| Your objective |
Starting with the line that holds "Generate a standalone", repeat each line through the last one below, exactly. Pictures stay out.

| Material for this task |
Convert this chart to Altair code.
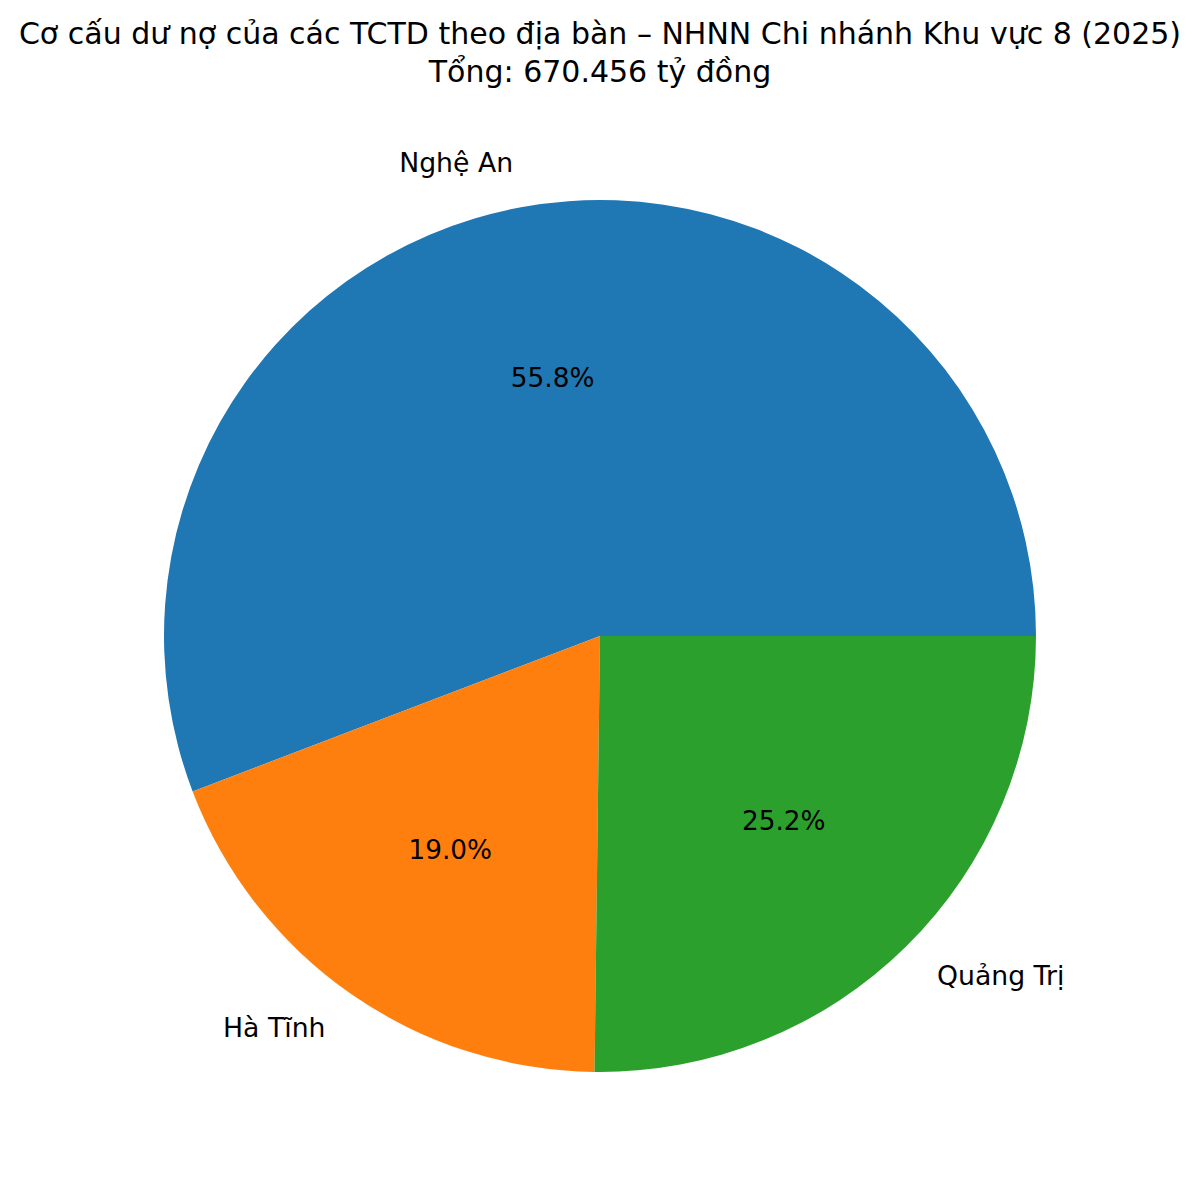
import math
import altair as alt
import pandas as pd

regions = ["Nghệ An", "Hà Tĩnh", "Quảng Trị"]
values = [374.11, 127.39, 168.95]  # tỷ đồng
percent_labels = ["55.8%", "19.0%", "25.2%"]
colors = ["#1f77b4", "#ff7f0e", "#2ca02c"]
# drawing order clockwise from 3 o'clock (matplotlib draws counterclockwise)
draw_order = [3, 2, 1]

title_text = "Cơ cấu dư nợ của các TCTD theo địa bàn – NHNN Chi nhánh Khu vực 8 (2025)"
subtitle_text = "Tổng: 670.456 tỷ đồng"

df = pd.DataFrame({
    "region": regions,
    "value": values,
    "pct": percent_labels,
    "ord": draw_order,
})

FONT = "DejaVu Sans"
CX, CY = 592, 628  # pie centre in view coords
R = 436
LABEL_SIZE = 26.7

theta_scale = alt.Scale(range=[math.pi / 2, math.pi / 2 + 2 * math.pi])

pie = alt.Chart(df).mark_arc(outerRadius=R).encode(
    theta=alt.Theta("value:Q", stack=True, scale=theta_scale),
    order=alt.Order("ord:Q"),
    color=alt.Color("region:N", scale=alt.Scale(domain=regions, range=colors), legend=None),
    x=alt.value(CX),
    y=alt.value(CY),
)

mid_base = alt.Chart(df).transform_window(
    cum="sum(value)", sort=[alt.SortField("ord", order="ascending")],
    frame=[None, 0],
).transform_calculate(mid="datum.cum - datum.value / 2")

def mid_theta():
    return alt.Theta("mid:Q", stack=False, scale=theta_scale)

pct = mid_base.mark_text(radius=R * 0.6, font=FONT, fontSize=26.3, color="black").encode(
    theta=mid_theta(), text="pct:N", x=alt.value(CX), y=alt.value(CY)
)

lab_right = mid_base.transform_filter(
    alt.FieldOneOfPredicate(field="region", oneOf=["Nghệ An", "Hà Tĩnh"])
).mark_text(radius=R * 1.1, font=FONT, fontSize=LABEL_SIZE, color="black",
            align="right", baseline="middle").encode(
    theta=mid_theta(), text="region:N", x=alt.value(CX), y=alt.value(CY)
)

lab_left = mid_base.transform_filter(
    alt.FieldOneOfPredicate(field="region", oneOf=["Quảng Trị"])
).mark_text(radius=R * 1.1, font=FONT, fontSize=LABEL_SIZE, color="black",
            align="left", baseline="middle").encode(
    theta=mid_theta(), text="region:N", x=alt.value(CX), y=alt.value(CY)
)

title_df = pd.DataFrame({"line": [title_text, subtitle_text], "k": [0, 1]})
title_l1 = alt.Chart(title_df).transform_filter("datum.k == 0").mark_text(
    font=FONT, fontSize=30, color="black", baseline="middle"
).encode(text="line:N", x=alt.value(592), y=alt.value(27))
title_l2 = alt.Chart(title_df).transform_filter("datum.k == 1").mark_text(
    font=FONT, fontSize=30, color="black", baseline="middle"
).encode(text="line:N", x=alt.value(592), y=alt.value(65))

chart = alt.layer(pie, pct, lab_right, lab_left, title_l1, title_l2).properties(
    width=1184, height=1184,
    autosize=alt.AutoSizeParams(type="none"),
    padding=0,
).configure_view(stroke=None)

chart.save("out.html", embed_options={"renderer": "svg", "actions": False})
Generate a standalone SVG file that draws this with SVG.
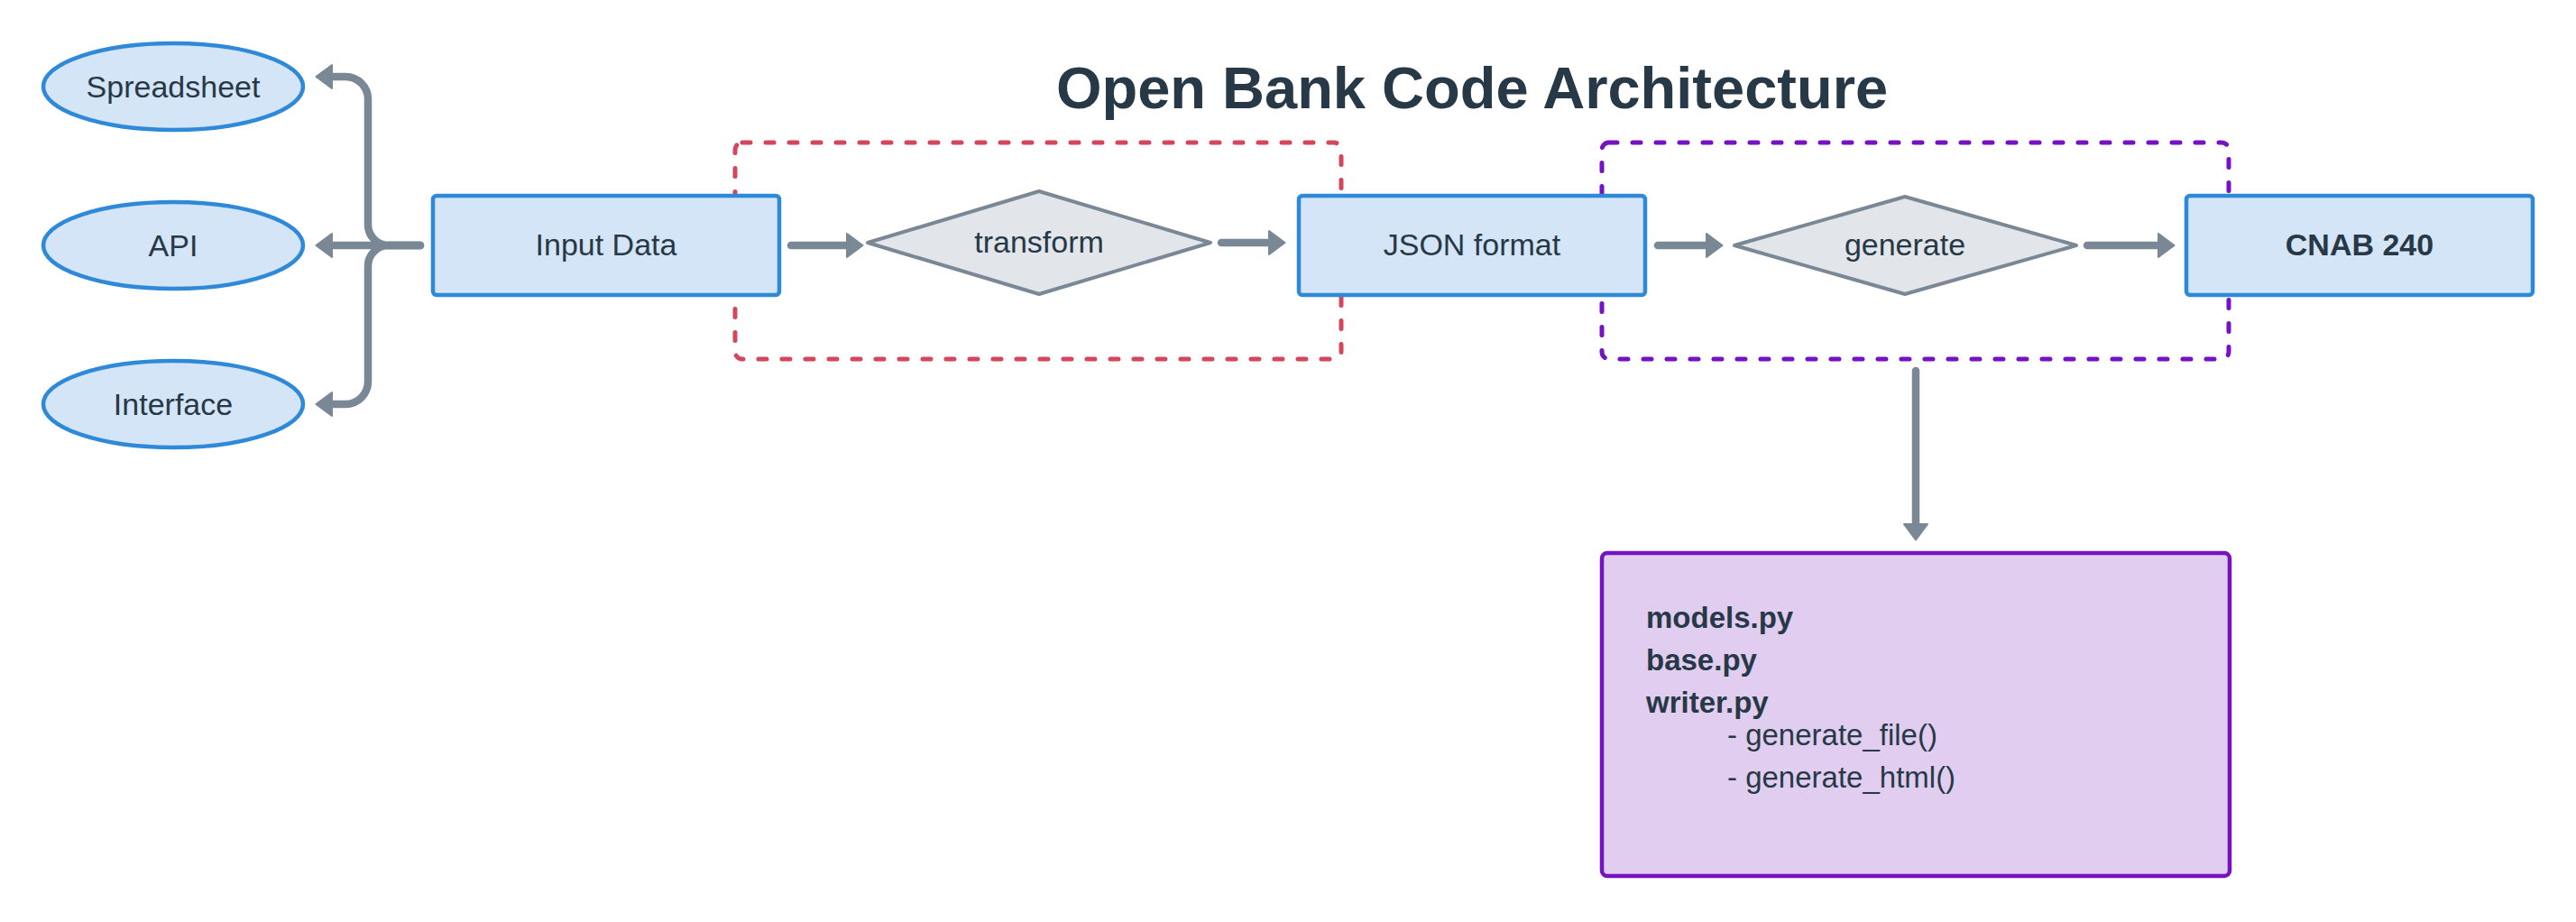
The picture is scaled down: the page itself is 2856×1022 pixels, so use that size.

| Solution below |
Generate a standalone SVG file that draws this with SVG.
The picture is scaled down: the page itself is 2856×1022 pixels, so use that size.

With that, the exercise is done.